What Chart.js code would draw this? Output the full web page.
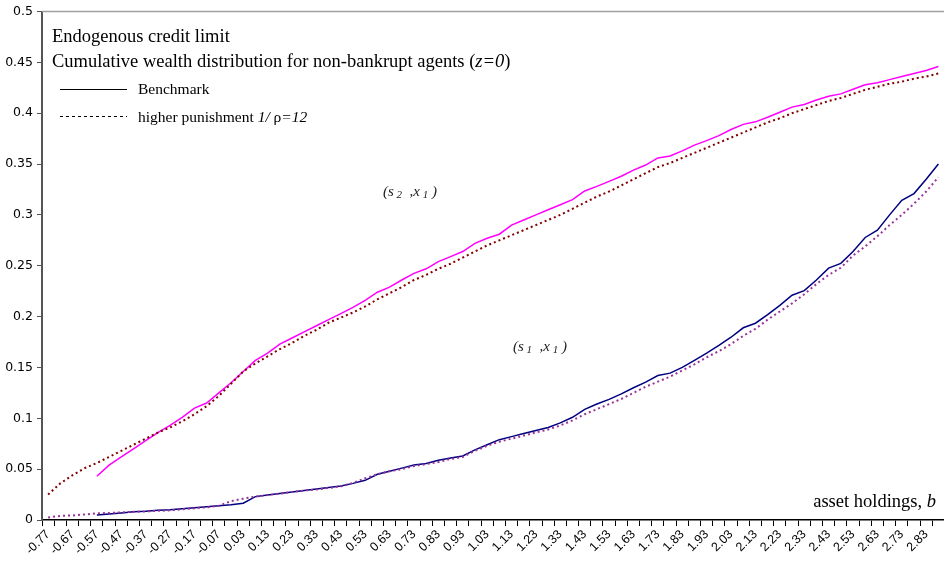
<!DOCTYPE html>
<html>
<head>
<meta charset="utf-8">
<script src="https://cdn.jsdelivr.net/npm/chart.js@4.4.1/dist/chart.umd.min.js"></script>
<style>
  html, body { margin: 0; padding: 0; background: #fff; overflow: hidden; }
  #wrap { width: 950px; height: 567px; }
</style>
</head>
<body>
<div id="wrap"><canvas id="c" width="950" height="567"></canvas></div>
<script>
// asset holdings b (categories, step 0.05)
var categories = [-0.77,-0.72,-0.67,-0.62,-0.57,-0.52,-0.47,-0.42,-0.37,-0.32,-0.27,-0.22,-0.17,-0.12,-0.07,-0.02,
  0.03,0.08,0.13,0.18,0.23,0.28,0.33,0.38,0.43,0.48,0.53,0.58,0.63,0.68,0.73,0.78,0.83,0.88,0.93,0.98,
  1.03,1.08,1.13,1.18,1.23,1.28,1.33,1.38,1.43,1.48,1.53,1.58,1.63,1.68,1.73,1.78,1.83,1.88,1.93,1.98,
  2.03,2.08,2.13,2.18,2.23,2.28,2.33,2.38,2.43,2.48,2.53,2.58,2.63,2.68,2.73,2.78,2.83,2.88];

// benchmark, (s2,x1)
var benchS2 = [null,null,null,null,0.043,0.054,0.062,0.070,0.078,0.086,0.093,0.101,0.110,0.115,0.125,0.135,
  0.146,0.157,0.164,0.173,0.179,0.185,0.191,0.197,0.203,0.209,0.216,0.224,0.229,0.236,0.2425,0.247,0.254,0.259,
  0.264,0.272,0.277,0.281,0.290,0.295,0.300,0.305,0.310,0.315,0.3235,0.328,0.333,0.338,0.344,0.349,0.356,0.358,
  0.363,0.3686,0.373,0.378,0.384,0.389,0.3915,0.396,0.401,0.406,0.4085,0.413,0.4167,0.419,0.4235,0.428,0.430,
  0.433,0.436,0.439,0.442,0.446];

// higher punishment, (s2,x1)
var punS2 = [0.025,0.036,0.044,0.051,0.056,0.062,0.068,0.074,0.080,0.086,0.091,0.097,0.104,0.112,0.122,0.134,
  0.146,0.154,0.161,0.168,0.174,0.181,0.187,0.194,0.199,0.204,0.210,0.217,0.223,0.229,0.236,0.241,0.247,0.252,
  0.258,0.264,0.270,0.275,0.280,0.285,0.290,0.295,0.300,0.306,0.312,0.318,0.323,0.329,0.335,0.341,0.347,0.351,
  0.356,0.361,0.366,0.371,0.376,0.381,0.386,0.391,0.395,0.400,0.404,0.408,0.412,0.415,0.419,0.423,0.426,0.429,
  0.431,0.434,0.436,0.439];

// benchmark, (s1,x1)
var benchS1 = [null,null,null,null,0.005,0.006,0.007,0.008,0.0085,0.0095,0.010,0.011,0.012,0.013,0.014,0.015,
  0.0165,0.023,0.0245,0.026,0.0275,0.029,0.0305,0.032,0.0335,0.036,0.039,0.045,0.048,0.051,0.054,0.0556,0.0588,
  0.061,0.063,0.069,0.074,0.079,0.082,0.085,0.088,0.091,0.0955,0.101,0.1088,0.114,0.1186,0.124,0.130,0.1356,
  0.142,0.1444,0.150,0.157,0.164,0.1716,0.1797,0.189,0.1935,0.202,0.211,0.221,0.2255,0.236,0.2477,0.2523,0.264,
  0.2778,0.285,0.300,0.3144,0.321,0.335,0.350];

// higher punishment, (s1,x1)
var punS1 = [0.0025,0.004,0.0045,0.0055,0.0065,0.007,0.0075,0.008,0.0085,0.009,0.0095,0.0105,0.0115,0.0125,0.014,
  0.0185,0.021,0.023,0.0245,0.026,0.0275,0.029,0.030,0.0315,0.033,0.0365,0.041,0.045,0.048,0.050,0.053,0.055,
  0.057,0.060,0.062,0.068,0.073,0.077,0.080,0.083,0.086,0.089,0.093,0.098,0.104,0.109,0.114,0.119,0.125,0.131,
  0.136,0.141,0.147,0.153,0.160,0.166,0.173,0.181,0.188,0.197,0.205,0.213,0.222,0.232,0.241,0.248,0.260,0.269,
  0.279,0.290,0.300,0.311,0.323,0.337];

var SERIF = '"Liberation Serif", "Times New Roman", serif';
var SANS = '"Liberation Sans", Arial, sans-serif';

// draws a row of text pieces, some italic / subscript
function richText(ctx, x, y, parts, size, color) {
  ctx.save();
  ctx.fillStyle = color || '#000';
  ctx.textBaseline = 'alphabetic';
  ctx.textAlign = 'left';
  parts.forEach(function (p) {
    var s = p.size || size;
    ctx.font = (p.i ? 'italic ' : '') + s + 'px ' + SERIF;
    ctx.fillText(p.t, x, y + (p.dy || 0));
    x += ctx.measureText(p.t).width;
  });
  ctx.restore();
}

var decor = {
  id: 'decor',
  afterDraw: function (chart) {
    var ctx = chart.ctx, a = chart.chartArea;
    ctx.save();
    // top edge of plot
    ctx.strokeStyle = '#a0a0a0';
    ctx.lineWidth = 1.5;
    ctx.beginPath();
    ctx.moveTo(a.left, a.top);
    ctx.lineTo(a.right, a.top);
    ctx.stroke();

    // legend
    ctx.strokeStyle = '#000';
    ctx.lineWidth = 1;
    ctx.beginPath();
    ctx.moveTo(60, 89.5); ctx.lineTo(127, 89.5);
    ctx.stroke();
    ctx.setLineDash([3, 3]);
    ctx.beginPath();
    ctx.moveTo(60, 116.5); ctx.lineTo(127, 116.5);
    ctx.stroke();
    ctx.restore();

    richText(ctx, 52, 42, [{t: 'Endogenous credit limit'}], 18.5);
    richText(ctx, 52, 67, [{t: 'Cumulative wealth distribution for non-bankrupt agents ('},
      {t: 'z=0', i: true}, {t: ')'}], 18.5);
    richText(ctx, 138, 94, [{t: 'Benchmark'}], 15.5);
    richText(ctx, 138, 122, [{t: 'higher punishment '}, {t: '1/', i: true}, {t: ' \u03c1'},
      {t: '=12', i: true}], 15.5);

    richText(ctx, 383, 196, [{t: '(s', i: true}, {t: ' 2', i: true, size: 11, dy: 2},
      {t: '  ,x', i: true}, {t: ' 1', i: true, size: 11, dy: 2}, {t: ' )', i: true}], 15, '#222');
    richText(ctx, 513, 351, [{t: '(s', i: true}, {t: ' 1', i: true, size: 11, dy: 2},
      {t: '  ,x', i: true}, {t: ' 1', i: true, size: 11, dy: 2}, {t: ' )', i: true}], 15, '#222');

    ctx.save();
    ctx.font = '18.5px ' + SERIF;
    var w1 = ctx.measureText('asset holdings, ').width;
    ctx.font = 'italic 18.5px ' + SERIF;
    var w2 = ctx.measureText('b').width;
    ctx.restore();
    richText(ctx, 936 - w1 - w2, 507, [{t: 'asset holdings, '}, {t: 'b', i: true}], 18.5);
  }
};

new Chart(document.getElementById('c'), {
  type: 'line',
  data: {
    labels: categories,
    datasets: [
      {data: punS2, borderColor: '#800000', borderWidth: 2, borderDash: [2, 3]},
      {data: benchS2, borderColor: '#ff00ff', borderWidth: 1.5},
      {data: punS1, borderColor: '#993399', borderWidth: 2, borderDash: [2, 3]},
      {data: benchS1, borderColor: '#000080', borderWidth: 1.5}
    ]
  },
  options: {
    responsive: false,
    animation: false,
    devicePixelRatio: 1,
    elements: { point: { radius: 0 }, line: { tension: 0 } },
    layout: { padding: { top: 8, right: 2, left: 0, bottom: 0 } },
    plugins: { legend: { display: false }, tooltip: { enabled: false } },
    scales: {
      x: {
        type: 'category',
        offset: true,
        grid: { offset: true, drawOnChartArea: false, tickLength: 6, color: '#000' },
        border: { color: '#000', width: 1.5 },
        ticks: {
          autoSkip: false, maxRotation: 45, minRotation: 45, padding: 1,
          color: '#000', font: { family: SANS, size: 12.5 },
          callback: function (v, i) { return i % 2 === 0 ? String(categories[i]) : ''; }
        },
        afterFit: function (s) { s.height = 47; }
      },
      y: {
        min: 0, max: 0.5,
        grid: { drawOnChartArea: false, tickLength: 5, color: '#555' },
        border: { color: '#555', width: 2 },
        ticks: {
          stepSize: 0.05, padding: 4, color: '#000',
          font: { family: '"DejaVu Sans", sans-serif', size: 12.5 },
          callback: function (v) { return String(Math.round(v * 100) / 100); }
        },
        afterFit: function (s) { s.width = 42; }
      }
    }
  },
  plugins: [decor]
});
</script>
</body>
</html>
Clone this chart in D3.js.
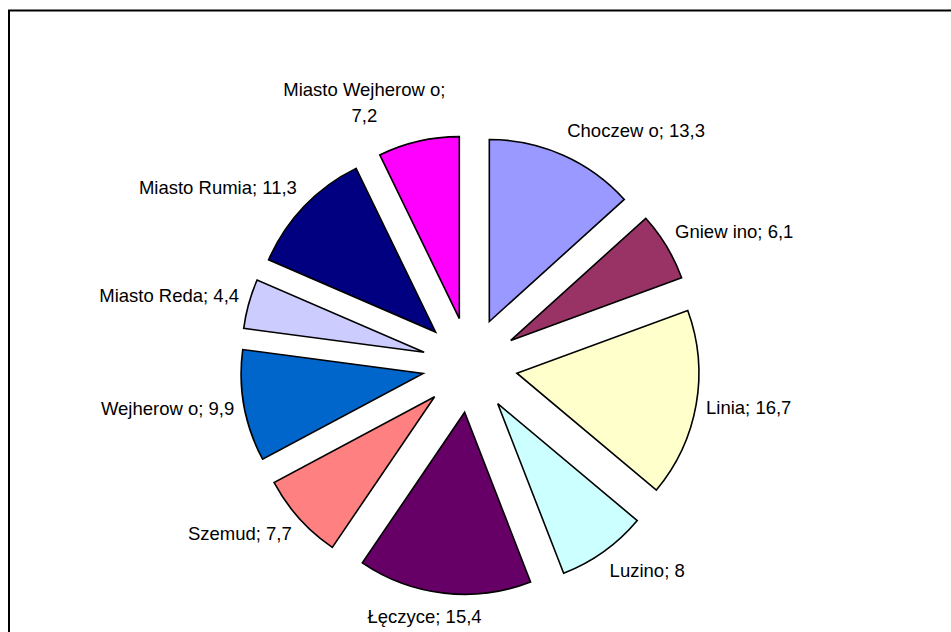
----------
Aim: Collect the lines of the data that carry the word "this".

Finished answer:
What Chart.js code would draw this? Output the full web page.
Clone this chart in D3.js.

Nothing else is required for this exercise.